§ **What this task involves**
Select every line containing the word "chart" from the material, and copy those lines.

§ **Data provided**
****************************************
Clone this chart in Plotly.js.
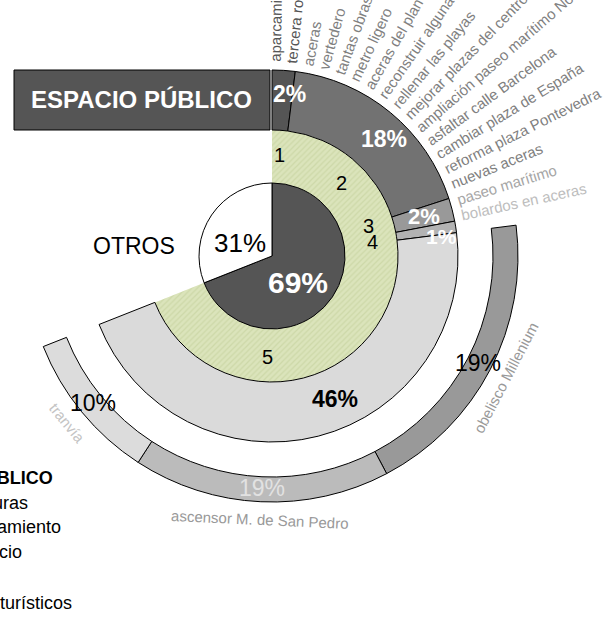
<!DOCTYPE html>
<html>
<head>
<meta charset="utf-8">
<script src="https://cdn.plot.ly/plotly-3.0.1.min.js"></script>
<style>
  html, body { margin: 0; padding: 0; background: #fff; }
</style>
</head>
<body>
<div id="chart" style="width:606px;height:631px;"></div>
<script>
  // data
  var innerLabels = ['ESPACIO PÚBLICO', 'OTROS'];
  var innerValues = [69, 31];

  var groupNums = ['1', '2', '3', '4', '5'];
  var groupValues = [2, 18, 2, 1, 46];
  var groupPct = ['2%', '18%', '2%', '1%', '46%'];

  // outer ring, clockwise, sits over group 5
  var outerLabels = ['obelisco Millenium', 'ascensor M. de San Pedro', 'tranvía'];
  var outerValues = [19.2, 16.8, 9.8];
  var outerPct = ['19%', '19%', '10%'];

  var itemLabels = [
    ['aparcamiento', 'tercera ronda'],
    ['aceras', 'vertedero', 'tantas obras', 'metro ligero', 'aceras del plan E',
     'reconstruir algunas calles', 'rellenar las playas', 'mejorar plazas del centro',
     'ampliación paseo marítimo Norte', 'asfaltar calle Barcelona', 'cambiar plaza de España',
     'reforma plaza Pontevedra', 'nuevas aceras'],
    ['paseo marítimo'],
    ['bolardos en aceras']
  ];

  var legendLines = ['ESPACIO PÚBLICO', '1 Infraestructuras', '2 Saneamiento', '3 Comercio', '4 Ocio', '5 Proyectos turísticos'];

  // layout constants
  var W = 606, H = 631;
  var CX = 272, CY = 256, RMAX = 256;
  var R0 = 73, R1 = 126, R2 = 186, R3a = 221, R3b = 246;
  var FONT = 'Liberation Sans, Arial, sans-serif';

  var innerColors = ['#555555', '#ffffff'];
  var groupColors = ['#555555', '#727272', '#999999', '#b3b3b3', '#dadada'];
  var groupTextColors = ['#fff', '#fff', '#fff', '#fff', '#000'];
  var outerColors = ['#999999', '#bbbbbb', '#dcdcdc'];
  var outerPctColors = ['#000', '#e2e2e2', '#000'];
  var outerNameColors = ['#999', '#999', '#c4c4c4'];
  var itemColors = ['#555555', '#808080', '#a6a6a6', '#bdbdbd'];
  var green = '#dbe4bb';

  function sum(a) { return a.reduce(function (s, v) { return s + v; }, 0); }

  function arcs(values, start, scale) {
    var a = start, theta = [], width = [];
    values.forEach(function (v) {
      var w = v * scale;
      theta.push(a + w / 2);
      width.push(w);
      a += w;
    });
    return {theta: theta, width: width};
  }

  function ring(values, start, scale, base, thick, colors, lineW) {
    var g = arcs(values, start, scale);
    return {
      type: 'barpolar',
      r: values.map(function () { return thick; }),
      base: values.map(function () { return base; }),
      theta: g.theta,
      width: g.width,
      marker: {color: colors, line: {color: '#000', width: lineW}},
      hoverinfo: 'skip'
    };
  }

  var pctScale = 3.6;
  var outerStart = sum(groupValues.slice(0, 4)) * pctScale;
  var outerScale = groupValues[4] * pctScale / sum(outerValues);

  var innerArcs = arcs(innerValues, 0, pctScale);
  var groupArcs = arcs(groupValues, 0, pctScale);
  var outerArcs = arcs(outerValues, outerStart, outerScale);

  var greenRing = {
    type: 'barpolar',
    r: [R1 - R0], base: [R0],
    theta: [innerValues[0] * pctScale / 2],
    width: [innerValues[0] * pctScale],
    marker: {
      color: green,
      line: {width: 0},
      pattern: {shape: '/', fgcolor: '#cdd8a8', bgcolor: green, size: 4, solidity: 0.3}
    },
    hoverinfo: 'skip'
  };

  var data = [
    greenRing,
    ring(innerValues, 0, pctScale, 0, R0, innerColors, 1),
    ring(groupValues, 0, pctScale, R1, R2 - R1, groupColors, 1),
    ring(outerValues, outerStart, outerScale, R3a, R3b - R3a, outerColors, 1)
  ];

  // polar -> paper helpers
  function px(bearing, r) { return (CX + r * Math.sin(bearing * Math.PI / 180)) / W; }
  function py(bearing, r) { return 1 - (CY - r * Math.cos(bearing * Math.PI / 180)) / H; }

  var ctx = document.createElement('canvas').getContext('2d');
  function textW(t, size) { ctx.font = size + 'px "Liberation Sans"'; return ctx.measureText(t).width; }

  var ann = [];
  function label(text, bearing, r, size, color, bold, angle) {
    ann.push({
      x: px(bearing, r), y: py(bearing, r), xref: 'paper', yref: 'paper',
      text: bold ? '<b>' + text + '</b>' : text,
      showarrow: false, xanchor: 'center', yanchor: 'middle',
      textangle: angle || 0,
      font: {family: FONT, size: size, color: color}
    });
  }

  // inner pie labels
  var innerNudge = [12, -12];
  label('69%', innerArcs.theta[0] + innerNudge[0], 37, 30, '#fff', true);
  label('31%', innerArcs.theta[1] + innerNudge[1], 35, 26, '#000', false);
  label(innerLabels[1], innerArcs.theta[1] - 30, 138, 23, '#000', false);

  // green ring numbers
  var numNudge = [0.4, 4, -3, 1, 17];
  groupNums.forEach(function (n, i) {
    label(n, groupArcs.theta[i] + numNudge[i], 101, 20, '#000', false);
  });

  // ring percentages
  var pctNudge = [2.7, 4, 0, 2.5, -9.6];
  var pctR = [163, 162, 157, 171, 156];
  var pctSize = [23, 23, 22, 21, 23];
  groupPct.forEach(function (t, i) {
    label(t, groupArcs.theta[i] + pctNudge[i], pctR[i], pctSize[i], groupTextColors[i], true);
  });

  // outer ring labels
  outerLabels.forEach(function (t, i) {
    var b = outerArcs.theta[i];
    label(outerPct[i], b, 232, 23, outerPctColors[i], false);
    label(t, b, 264, 15, outerNameColors[i], false, b - 180);
  });

  // radial item labels
  var k = 0;
  itemLabels.forEach(function (grp, g) {
    grp.forEach(function (t) {
      var b = 1 + k * 4.8;
      var r = 194 + textW(t, 15) / 2;
      label(t, b, r, 15, itemColors[g], false, b - 90);
      k++;
    });
  });

  // legend block, cut by the left edge
  var legendRight = [55, 30, 63, 24, -6, 74];
  var legendY = [477, 503, 527, 552, 577, 603];
  legendLines.forEach(function (t, i) {
    ann.push({
      x: legendRight[i] / W, y: 1 - legendY[i] / H, xref: 'paper', yref: 'paper',
      text: i === 0 ? '<b>' + t + '</b>' : t,
      showarrow: false, xanchor: 'right', yanchor: 'middle',
      font: {family: FONT, size: 18, color: '#000'}
    });
  });

  // title box over the first group band
  ann.push({
    x: 141 / W, y: 1 - (CY - (R1 + R2) / 2) / H, xref: 'paper', yref: 'paper',
    xanchor: 'center', yanchor: 'middle',
    text: '<b>' + innerLabels[0] + '</b>', showarrow: false,
    font: {family: FONT, size: 24, color: '#fff'}
  });

  var layout = {
    width: W, height: H,
    margin: {l: 0, r: 0, t: 0, b: 0},
    paper_bgcolor: '#fff',
    showlegend: false,
    polar: {
      domain: {x: [(CX - RMAX) / W, (CX + RMAX) / W], y: [1 - (CY + RMAX) / H, 1 - (CY - RMAX) / H]},
      bgcolor: 'rgba(0,0,0,0)',
      barmode: 'overlay',
      radialaxis: {visible: false, range: [0, RMAX]},
      angularaxis: {visible: false, direction: 'clockwise', rotation: 90}
    },
    shapes: [{
      type: 'rect', xref: 'paper', yref: 'paper',
      x0: 14 / W, x1: (CX - 2) / W,
      y0: 1 - (CY - R1) / H, y1: 1 - (CY - R2) / H,
      fillcolor: '#555555', line: {color: '#000', width: 1}, layer: 'above'
    }],
    annotations: ann
  };

  Plotly.newPlot('chart', data, layout, {displayModeBar: false});
</script>
</body>
</html>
****************************************
§ **Exercise answer**
Clone this chart in Plotly.js.
<div id="chart" style="width:606px;height:631px;"></div>
  Plotly.newPlot('chart', data, layout, {displayModeBar: false});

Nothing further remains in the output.